For the data that follows, report how many lines contain the word "matplotlib", and nothing else.

** begin Extracted information **

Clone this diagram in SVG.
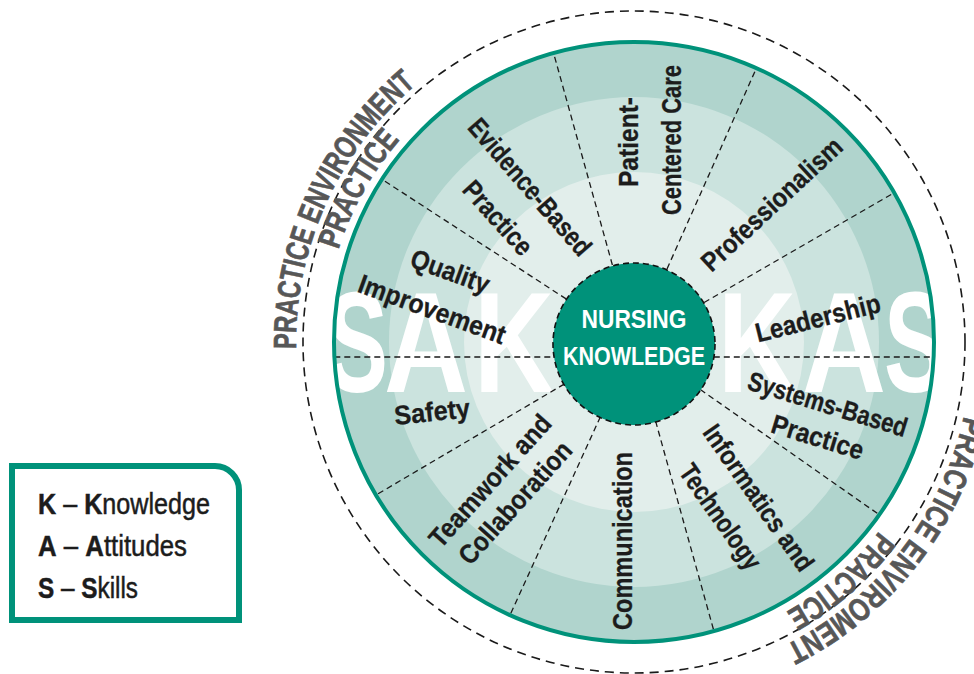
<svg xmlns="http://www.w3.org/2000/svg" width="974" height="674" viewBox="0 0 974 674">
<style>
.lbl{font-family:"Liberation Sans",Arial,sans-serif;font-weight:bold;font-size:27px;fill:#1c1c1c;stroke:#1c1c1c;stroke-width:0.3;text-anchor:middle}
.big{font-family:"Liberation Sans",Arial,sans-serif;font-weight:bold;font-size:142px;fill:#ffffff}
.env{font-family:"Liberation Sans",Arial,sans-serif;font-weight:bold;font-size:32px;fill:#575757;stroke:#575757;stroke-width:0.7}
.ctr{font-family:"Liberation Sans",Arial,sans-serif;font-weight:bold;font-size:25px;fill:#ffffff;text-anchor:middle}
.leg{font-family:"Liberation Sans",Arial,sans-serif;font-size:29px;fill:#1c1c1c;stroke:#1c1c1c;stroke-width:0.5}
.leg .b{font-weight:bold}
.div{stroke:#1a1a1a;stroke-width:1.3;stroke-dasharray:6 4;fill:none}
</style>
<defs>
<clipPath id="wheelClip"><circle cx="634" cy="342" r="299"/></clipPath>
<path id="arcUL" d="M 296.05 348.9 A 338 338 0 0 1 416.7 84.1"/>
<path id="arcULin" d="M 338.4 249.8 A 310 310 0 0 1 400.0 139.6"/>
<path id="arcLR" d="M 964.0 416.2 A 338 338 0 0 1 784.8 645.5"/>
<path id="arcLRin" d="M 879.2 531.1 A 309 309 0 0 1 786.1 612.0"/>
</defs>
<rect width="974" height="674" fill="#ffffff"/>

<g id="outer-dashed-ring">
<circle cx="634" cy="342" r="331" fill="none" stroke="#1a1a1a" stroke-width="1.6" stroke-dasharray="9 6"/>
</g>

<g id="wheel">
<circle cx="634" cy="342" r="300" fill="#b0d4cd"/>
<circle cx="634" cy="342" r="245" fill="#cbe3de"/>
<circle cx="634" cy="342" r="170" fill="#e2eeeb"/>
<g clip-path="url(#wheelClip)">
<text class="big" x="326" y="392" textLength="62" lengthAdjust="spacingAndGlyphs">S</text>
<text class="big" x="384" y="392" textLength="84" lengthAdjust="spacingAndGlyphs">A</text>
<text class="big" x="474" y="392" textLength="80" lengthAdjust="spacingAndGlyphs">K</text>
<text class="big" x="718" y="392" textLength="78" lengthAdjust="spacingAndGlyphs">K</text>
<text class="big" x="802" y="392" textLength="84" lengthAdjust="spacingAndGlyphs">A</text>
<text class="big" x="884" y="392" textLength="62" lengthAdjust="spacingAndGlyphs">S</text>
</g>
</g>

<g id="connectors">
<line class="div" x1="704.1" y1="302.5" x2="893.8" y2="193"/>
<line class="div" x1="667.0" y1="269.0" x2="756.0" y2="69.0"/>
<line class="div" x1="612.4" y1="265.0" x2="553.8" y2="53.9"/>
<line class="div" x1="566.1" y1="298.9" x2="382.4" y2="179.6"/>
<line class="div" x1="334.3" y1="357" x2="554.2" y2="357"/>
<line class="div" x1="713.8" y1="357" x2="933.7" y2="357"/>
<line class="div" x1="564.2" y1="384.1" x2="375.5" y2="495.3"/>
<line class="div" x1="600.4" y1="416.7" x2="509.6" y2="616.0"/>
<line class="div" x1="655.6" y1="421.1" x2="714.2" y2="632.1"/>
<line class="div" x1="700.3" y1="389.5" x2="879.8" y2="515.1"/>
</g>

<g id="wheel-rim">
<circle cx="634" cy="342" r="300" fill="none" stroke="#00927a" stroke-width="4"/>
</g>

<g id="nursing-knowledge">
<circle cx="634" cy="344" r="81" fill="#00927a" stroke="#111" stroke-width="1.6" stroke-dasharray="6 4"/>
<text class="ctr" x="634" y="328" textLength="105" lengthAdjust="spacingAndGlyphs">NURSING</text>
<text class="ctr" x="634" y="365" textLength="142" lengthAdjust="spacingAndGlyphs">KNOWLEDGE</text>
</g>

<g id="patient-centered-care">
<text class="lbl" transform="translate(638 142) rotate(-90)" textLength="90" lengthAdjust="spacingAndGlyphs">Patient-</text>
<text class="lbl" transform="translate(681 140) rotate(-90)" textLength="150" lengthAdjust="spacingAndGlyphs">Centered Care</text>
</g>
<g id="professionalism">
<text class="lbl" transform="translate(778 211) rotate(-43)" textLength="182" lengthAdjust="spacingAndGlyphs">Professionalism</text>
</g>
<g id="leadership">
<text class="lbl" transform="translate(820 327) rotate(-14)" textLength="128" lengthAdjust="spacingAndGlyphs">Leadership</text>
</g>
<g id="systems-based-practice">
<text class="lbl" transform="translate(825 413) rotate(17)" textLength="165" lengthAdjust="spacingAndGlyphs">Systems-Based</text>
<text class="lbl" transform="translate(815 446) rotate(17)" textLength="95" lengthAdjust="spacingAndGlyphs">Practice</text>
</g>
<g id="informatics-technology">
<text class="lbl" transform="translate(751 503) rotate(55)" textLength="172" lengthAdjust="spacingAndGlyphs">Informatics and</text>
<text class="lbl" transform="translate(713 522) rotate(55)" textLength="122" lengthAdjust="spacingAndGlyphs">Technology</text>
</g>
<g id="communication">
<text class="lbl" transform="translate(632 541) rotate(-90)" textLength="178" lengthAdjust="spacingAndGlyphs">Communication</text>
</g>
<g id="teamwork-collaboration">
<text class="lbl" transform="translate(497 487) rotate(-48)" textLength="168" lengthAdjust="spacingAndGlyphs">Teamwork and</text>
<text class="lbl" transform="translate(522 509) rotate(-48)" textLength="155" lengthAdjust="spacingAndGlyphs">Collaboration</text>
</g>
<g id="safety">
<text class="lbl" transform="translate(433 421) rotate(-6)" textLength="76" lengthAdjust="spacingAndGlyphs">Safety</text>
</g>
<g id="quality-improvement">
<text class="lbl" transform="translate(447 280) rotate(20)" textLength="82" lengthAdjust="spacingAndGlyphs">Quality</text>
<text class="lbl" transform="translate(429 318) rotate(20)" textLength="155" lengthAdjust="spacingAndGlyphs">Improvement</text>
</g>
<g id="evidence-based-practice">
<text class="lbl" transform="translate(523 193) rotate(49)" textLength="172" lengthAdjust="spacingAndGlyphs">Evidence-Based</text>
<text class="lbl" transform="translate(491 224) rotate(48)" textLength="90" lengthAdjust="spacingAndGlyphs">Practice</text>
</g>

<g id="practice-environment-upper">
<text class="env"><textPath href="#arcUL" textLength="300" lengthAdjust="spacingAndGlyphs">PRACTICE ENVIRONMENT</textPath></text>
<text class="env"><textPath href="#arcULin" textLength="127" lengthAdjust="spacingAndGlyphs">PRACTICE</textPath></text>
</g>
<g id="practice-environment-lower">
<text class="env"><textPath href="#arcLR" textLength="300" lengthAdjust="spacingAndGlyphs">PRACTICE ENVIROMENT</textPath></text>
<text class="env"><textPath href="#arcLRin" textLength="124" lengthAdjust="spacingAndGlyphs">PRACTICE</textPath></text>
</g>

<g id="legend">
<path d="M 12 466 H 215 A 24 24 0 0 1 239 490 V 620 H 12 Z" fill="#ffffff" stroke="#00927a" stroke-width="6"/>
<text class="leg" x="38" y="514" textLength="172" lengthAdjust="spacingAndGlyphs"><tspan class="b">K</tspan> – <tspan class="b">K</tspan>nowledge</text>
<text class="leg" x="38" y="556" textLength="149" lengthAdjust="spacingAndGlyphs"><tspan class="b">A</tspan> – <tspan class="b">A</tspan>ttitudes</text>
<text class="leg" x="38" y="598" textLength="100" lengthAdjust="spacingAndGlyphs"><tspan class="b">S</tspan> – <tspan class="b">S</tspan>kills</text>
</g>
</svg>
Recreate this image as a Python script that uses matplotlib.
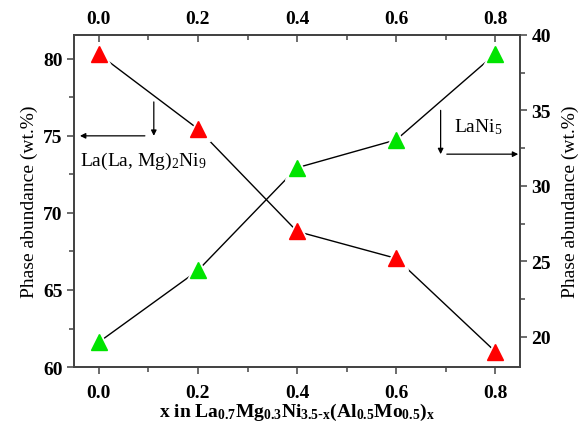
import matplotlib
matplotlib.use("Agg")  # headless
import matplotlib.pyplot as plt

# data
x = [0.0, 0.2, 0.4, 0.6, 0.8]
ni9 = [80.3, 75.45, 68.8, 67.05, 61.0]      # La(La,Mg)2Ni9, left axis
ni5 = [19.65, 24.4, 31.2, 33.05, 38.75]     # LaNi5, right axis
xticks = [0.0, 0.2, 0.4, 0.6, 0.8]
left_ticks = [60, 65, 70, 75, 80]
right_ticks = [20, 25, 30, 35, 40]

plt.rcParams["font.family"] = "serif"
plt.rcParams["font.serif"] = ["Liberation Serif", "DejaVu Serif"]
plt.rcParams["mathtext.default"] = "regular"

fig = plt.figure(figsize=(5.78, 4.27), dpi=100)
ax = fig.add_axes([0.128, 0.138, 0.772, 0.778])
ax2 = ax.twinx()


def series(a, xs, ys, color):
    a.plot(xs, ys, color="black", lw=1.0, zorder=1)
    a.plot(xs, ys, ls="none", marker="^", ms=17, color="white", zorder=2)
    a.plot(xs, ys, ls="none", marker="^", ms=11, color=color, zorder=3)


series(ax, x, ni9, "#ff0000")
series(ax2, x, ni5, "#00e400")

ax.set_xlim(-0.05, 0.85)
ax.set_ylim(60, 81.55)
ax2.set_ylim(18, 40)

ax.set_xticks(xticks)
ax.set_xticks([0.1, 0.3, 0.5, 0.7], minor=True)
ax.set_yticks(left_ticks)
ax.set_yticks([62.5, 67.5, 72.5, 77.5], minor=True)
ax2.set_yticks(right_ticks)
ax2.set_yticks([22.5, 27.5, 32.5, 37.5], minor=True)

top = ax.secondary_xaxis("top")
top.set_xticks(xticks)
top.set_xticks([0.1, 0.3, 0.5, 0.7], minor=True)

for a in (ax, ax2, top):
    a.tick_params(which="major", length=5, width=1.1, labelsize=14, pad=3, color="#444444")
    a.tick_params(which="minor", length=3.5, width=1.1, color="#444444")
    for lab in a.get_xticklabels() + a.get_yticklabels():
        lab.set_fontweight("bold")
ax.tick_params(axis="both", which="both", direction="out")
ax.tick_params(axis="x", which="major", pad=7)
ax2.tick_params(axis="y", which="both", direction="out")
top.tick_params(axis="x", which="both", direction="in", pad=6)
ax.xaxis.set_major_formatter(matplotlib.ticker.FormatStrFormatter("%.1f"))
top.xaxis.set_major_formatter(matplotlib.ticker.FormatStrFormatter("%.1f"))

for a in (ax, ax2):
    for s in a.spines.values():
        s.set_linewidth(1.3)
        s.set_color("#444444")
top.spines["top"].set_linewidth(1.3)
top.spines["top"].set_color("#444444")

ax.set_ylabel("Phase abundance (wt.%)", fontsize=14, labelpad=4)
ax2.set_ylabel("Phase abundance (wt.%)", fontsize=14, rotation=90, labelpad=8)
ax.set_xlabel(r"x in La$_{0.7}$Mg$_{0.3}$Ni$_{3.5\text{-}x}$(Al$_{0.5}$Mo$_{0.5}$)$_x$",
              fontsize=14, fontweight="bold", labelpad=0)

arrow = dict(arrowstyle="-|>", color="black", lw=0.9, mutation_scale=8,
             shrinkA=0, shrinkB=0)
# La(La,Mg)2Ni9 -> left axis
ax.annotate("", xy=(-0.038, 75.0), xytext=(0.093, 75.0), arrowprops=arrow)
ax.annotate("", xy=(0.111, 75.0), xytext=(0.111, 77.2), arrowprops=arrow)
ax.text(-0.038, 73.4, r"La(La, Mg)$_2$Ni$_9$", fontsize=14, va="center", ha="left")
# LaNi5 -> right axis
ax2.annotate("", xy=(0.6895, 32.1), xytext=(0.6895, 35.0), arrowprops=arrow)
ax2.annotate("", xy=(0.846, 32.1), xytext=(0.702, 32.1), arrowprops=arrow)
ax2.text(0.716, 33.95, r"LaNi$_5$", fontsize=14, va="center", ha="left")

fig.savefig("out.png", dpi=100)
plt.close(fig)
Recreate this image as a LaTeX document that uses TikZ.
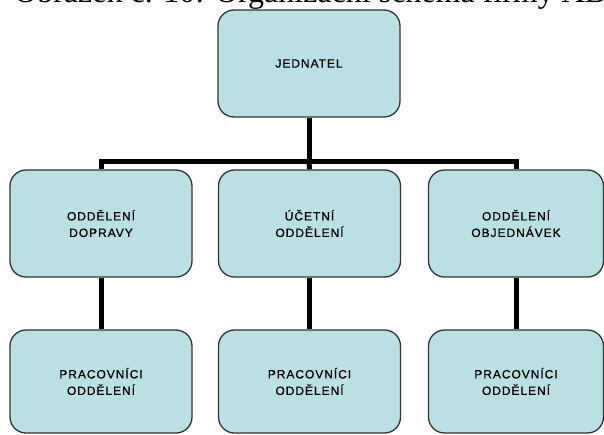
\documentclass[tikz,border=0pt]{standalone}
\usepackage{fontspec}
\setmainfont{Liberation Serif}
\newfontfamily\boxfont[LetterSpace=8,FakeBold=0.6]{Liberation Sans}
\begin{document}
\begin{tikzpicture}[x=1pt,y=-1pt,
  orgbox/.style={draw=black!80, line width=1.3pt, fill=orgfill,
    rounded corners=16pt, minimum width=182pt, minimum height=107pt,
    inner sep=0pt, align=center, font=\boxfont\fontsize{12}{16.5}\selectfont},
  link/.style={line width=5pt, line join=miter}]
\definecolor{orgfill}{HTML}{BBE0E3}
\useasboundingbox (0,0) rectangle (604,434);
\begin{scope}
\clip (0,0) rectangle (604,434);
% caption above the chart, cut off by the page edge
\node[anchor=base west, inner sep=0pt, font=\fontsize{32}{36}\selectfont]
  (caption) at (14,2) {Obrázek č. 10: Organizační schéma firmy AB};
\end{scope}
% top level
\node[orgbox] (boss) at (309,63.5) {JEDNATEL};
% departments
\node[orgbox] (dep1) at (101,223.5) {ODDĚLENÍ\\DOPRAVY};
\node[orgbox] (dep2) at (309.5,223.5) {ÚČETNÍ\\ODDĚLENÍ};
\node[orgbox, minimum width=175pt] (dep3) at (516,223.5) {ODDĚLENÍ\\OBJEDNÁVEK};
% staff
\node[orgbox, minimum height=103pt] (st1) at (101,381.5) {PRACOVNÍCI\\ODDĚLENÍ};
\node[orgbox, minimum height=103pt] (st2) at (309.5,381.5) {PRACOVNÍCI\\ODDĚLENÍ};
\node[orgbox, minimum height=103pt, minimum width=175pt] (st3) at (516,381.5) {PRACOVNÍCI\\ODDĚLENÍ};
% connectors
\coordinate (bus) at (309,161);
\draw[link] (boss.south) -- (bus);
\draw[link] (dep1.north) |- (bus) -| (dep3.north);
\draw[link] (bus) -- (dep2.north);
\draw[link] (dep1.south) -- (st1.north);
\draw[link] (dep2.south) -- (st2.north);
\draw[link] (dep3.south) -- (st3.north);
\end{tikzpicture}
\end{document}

** end Extracted information **

Solved problem | 6